The surrounding landscape of Beaver and the broader Ozark region reinforces that feeling, since this corner of Arkansas has remained largely rural and undeveloped, preserving the kind of natural backdrop that makes the castle’s medieval aesthetic feel plausible rather than theatrical.
The castle was featured on HGTV’s Home Strange Home in November 2012, which brought it a wider audience, yet the property has managed to retain its off-the-beaten-path character rather than transforming into a polished commercial destination.
That restraint is rare and genuinely valuable, because it means the experience of visiting still carries the thrill of discovery rather than the predictability of a ticketed attraction.
Standing on those limestone bluffs with nothing between me and the Ozark horizon, I felt something that is increasingly hard to find in modern travel, the sense that I had found something before the crowds did.
What To Know Before Seeking Out This Hidden Escape

A castle this unique deserves a visit that is properly planned, so a few practical notes will save you the frustration of arriving unprepared.

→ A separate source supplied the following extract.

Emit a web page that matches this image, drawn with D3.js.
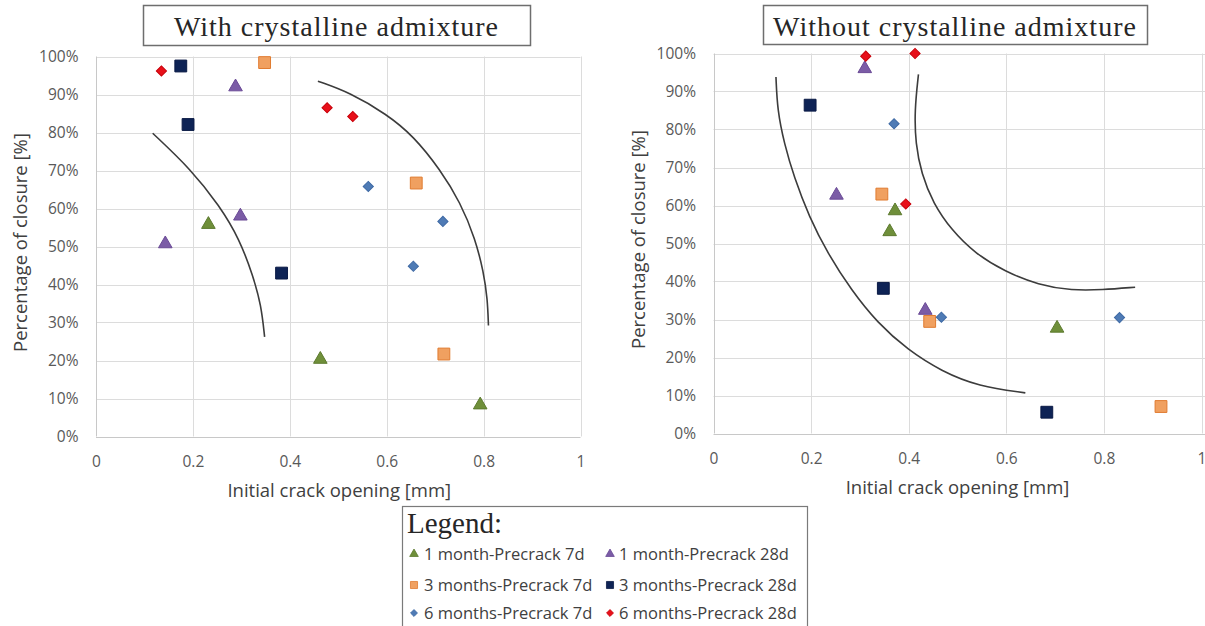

Tours at Castle Rogue’s Manor are available by private appointment, which means calling ahead at (479) 981-6816 is not optional but essential if you want to actually get inside and explore the full property.
The castle functions as a premier event venue for weddings, galas, reunions, and charity events, so there may be times when the property is booked for private occasions and general tours are unavailable, making advance communication even more important.
Beaver, Arkansas is a small and quiet town, so plan to bring what you need for the day since extensive dining and shopping options are not part of the local landscape, and that simplicity is honestly part of the appeal.
The drive to the property along State Highway 187 is itself scenic, winding through Ozark terrain that shifts between open ridge views and dense wooded corridors that keep the final reveal of the castle feeling genuinely earned.
Pack comfortable shoes, bring a camera with a wide-angle lens if you have one, and allow yourself more time than you think you need, because this is the rare kind of place that makes leaving feel like a small defeat.